Переговоры пришли к тому, что 19 марта 1936 года Совет Лиги объявил Германию виновной в нарушении ее договорных обязательств и страны-участницы Локарно выпустили обращение к Германии, предлагающие ей временные гарантии и постоянное урегулирование ее положения. 24 марта немецкий ответ отклонил эти «дискриминационные» предложения. И все-таки Чемберлен не унывал: «Да, это была довольно мрачная неделя. Эти конференции все одинаковы, сначала ты чувствуешь, что достиг неожиданных успехов, и все выглядит обнадеживающим, потом все рассыпается по частям, и поражение кажется неизбежным. И таким образом, ты сохраняешь напряжение до конца. После Лозанны и Оттавы я знаю, как все это происходит, и предупредил Эдварда Галифакса после одного странно ужасного дня, чтобы он никогда не позволял себе ликовать или быть подавленным подобными сильными колебаниями барометра. Мой опыт в тех двух прошедших конференциях воодушевляет; после неисчислимых кризисов и блужданий в итоге мы находили тропинку, чтобы выйти из леса, я надеюсь, что это будет так и на этот раз»[295].

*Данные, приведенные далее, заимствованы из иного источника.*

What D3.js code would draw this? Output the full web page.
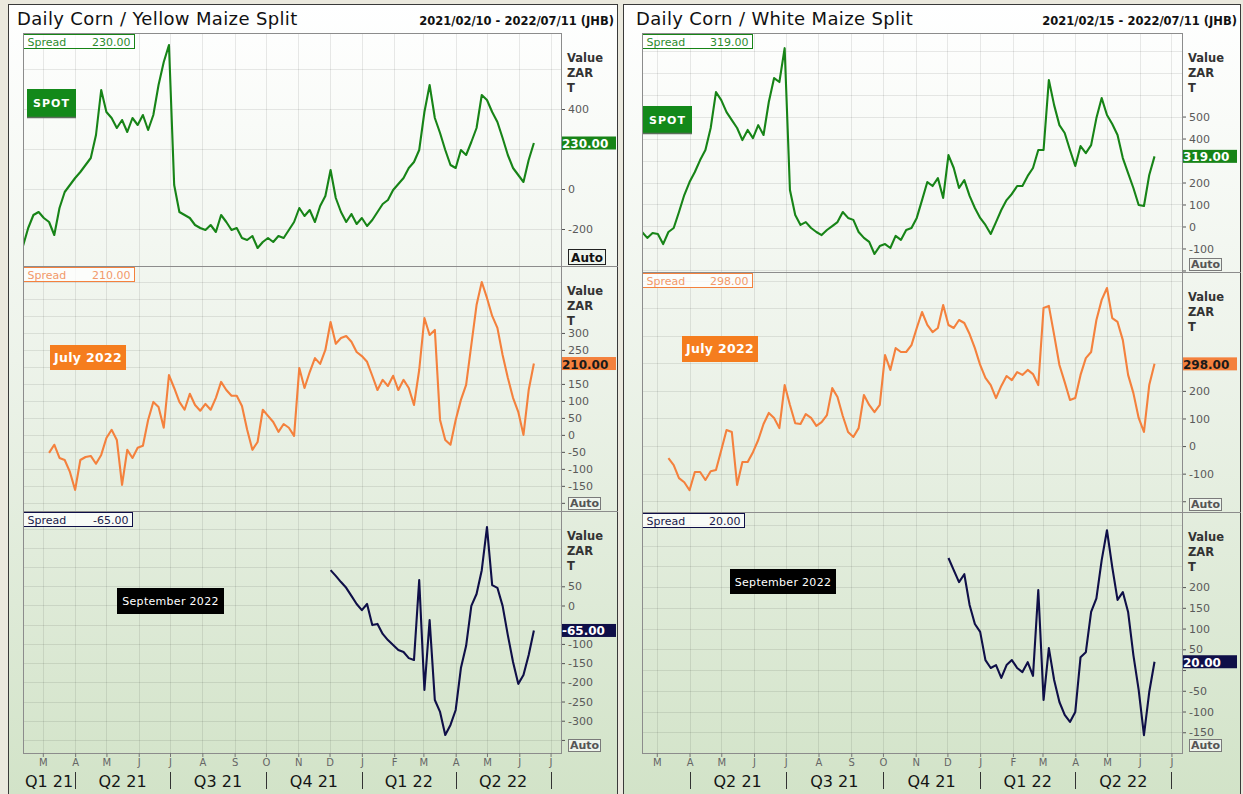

Переговоры эти обнажили не только слабость французов и несговорчивость рейха, но и то, что Стенли Болдуин на тот момент уже совершенно выключался из проблем подобного рода. Вдобавок ко всему он был серьезно простужен, что создало впечатление, будто бы он плакал в палате общин, рассказывая, что Британия воевать ни с кем не сможет. На самом деле у него был сильный насморк.
Чемберлен вполне эффективно заменял его, а кроме того, показал, что может замечательно работать с Иденом. Что уж говорить о Галифаксе, с которым у них всегда было взаимопонимание. Иден же после, обращаясь в первую очередь к специальному представителю Германии Иоахиму фон Риббентропу, произнес речь, смысл которой сводился к тому, что если рейх продолжит себя вести в том же духе, то может потерять сочувствие Британии, которая начнет сближение с Францией и Бельгией. Чемберлен выражал надежду, что Риббентроп передаст эту мысль Адольфу Гитлеру[296].